Memorial de um Nobel
Nascia, nesta data, há exatamente 97 anos, aquele que viria a ser o, até agora, único escritor de língua portuguesa detentor do mais alto galardão da literatura universal: o Prémio Nobel, que lhe foi atribuído em 1998. Refiro-me, evidentemente, a José Saramago.
Filho e neto de camponeses, nasceu a 16 de novembro de 1922, na aldeia ribatejana de Azinhaga, que serviu de génese a Levantado do Chão, um dos seus romances fundamentais, publicado em 1980, o qual retrata a luta do povo de uma aldeia face às forças opressoras, descrevendo um ambiente de miséria rural extrema.
José Saramago chegou à literatura após um caminho longo e singular. Ou melhor, à escrita, pois a curiosidade pelos livros sempre a teve, começando a ler, ainda jovem, à noite, na Biblioteca das Galveias. Antes de escritor, José Saramago foi desenhador, funcionário da saúde e providência social, tradutor, editor e, até, jornalista. Publicou, então, o seu primeiro livro em 1947, intitulando Terra do Pecado, e aí iniciou a viagem literária que ainda hoje continua, ao entregar a sucessivas gerações um legado de valor incomensurável, pois, afinal, enquanto a obra é lembrada, o homem sempre vive.
Ora, falar de José Saramago, é falar de alguém que foi (e ainda é) mais que escritor, mais que Prémio Nobel.
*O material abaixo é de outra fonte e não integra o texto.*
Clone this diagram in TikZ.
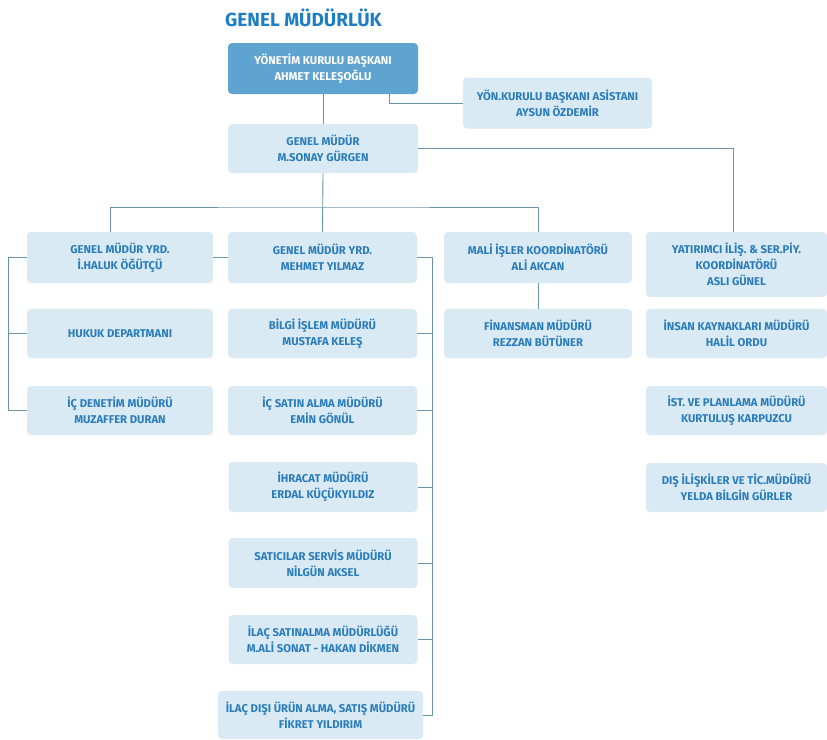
\documentclass[tikz,border=0pt]{standalone}
\usepackage{fontspec}
\setmainfont{Fira Sans}
\usetikzlibrary{calc}
\definecolor{boxfill}{HTML}{DAEAF5}
\definecolor{darkfill}{HTML}{5FA3D0}
\definecolor{txtblue}{HTML}{2A7DBA}
\definecolor{linec}{HTML}{6A95A8}
\definecolor{titleblue}{HTML}{1E7EC4}
\tikzset{
  bx/.style={fill=boxfill, rounded corners=4pt, inner sep=0pt, align=center,
    text=txtblue, font={\fontsize{11.3}{15.8}\selectfont\bfseries}},
  dbx/.style={bx, fill=darkfill, text=white},
  conn/.style={draw=linec, line width=0.9pt},
}
\begin{document}
\begin{tikzpicture}[x=1pt,y=-1pt]
\useasboundingbox (0,0) rectangle (827,739);
\node[font={\fontsize{19}{21}\selectfont\bfseries}, text=titleblue, anchor=west, inner sep=0pt] (title) at (225,18) {GENEL MÜDÜRLÜK};

\node[dbx, minimum width=190pt, minimum height=51pt] (yk) at (323,68.5) {YÖNETİM KURULU BAŞKANI\\AHMET KELEŞOĞLU};
\node[bx, minimum width=189pt, minimum height=51pt] (asis) at (557.5,103) {YÖN.KURULU BAŞKANI ASİSTANI\\AYSUN ÖZDEMİR};
\node[bx, minimum width=190pt, minimum height=49pt] (gm) at (323,148.5) {GENEL MÜDÜR\\M.SONAY GÜRGEN};

\node[bx, minimum width=186pt, minimum height=51pt] (haluk) at (120,257.5) {GENEL MÜDÜR YRD.\\İ.HALUK ÖĞÜTÇÜ};
\node[bx, minimum width=189pt, minimum height=51pt] (mehmet) at (322.5,257.5) {GENEL MÜDÜR YRD.\\MEHMET YILMAZ};
\node[bx, minimum width=188pt, minimum height=51pt] (mali) at (538,257.5) {MALİ İŞLER KOORDİNATÖRÜ\\ALİ AKCAN};
\node[bx, minimum width=181pt, minimum height=65pt] (yat) at (736.5,264.5) {YATIRIMCI İLİŞ. \& SER.PİY.\\KOORDİNATÖRÜ\\ASLI GÜNEL};

\node[bx, minimum width=186pt, minimum height=49pt] (hukuk) at (120,333.5) {HUKUK DEPARTMANI};
\node[bx, minimum width=189pt, minimum height=49pt] (bilgi) at (322.5,333.5) {BİLGİ İŞLEM MÜDÜRÜ\\MUSTAFA KELEŞ};
\node[bx, minimum width=188pt, minimum height=49pt] (fin) at (538,333.5) {FİNANSMAN MÜDÜRÜ\\REZZAN BÜTÜNER};
\node[bx, minimum width=181pt, minimum height=49pt] (ik) at (736.5,333.5) {İNSAN KAYNAKLARI MÜDÜRÜ\\HALİL ORDU};

\node[bx, minimum width=186pt, minimum height=49pt] (icden) at (120,410.5) {İÇ DENETİM MÜDÜRÜ\\MUZAFFER DURAN};
\node[bx, minimum width=189pt, minimum height=49pt] (icsat) at (322.5,410.5) {İÇ SATIN ALMA MÜDÜRÜ\\EMİN GÖNÜL};
\node[bx, minimum width=181pt, minimum height=49pt] (ist) at (736.5,410.5) {İST. VE PLANLAMA MÜDÜRÜ\\KURTULUŞ KARPUZCU};

\node[bx, minimum width=189pt, minimum height=50pt] (ihr) at (323,487) {İHRACAT MÜDÜRÜ\\ERDAL KÜÇÜKYILDIZ};
\node[bx, minimum width=181pt, minimum height=49pt] (dis) at (736.5,487.5) {DIŞ İLİŞKİLER VE TİC.MÜDÜRÜ\\YELDA BİLGİN GÜRLER};

\node[bx, minimum width=189pt, minimum height=50pt] (sat) at (323,563) {SATICILAR SERVİS MÜDÜRÜ\\NİLGÜN AKSEL};
\node[bx, minimum width=189pt, minimum height=49pt] (ilac) at (323,639.5) {İLAÇ SATINALMA MÜDÜRLÜĞÜ\\M.ALİ SONAT - HAKAN DİKMEN};
\node[bx, minimum width=205pt, minimum height=48pt] (ilacd) at (320.5,715) {İLAÇ DIŞI ÜRÜN ALMA, SATIŞ MÜDÜRÜ\\FİKRET YILDIRIM};

\coordinate (bus) at (323,207);
\coordinate (lb) at (8,0);
\coordinate (rb) at (432,0);

% top connectors
\draw[conn] ([xshift=66pt]yk.south) |- (asis.west);
\draw[conn] (yk) -- (gm);
\draw[conn] (gm.east) -| ([xshift=-3pt]yat.north);
\draw[conn] (gm.south) -- (mehmet.north);
\draw[conn] ([xshift=-10pt]haluk.north) |- (bus) -| (mali.north);
\draw[conn] (mali) -- (fin);

% left bracket
\draw[conn] (haluk.west) -- (haluk.west -| lb) -- (icden.west -| lb) -- (icden.west);
\draw[conn] (hukuk.west -| lb) -- (hukuk.west);
\draw[conn] (haluk) -- (mehmet);

% right bracket
\draw[conn] (mehmet.east) -- (mehmet.east -| rb) -- (ilacd.east -| rb) -- (ilacd.east);
\foreach \n in {bilgi,icsat,ihr,sat,ilac}{
  \draw[conn] (\n.east) -- (\n.east -| rb);
}
\end{tikzpicture}
\end{document}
Foi, antes de tudo isto, o homem que desassossegou um país inteiro ao usar a pontuação de forma tão idiossincrática e ao construir narrativas que são a osmose entre a utopia e a realidade, o Céu e o Inferno, lugares que afirma em Memorial do Convento que, para serem inventados, não seria preciso mais que conhecer o corpo humano.
Mais, José Saramago foi alguém dotado de uma visão e compreensão do mundo quase que inquestionáveis, alguém que, em pleno século XX, já adivinhava o precipício axiológico para que nos encaminhávamos e, por isso, nos alertava. Isto porque compreendia o fenómeno que se aproximava ainda antes sequer de se sedimentar o primeiro grão que serviria de útero às rochas desse mesmo precipício. Saramago era, contudo, um homem simples como os demais, ainda que dos mais sábios do seu tempo.
Ergueu uma biblioteca que nem Atena nem Minerva conseguem, hoje, alcançar ou explicar. Foi um existencialista sem escola, ou melhor, que construiu a sua própria escola, ao beber das ideias de muitos dos que o precederam, pois, para ser um bom escritor, há que ser, previamente, um bom leitor. De entre a sua bibliografia, podemos encontrar alusão a temas como o sentido da vida (em A Viagem do Elefante), a identidade (em O Homem Duplicado), a fulcralidade da morte (em As Intermitências da Morte) ou a letal cegueira ideológica que, por vezes, provém da religião (Caim). Saramago partiu da Estátua rumo à Pedra, como um dia explicou numa conferência em Itália, escrevendo sobre as temáticas mais abrangentes e fundamentais da humanidade e, posteriormente, dissecando sobre cada microscópico grão que compunha a pedra, enquanto figura lata.
Por tudo isto, José Saramago merece ser lembrado e homenageado como o epítome da literatura contemporânea portuguesa, dado ser, muito provavelmente, o escritor que apresenta o património literário mais vasto e multifacetado aqui, onde o mar se acabou e a terra espera*.
*José Saramago, O Ano da Morte de Ricardo Reis. Porto Editora, 24ª edição, 2016, p.494.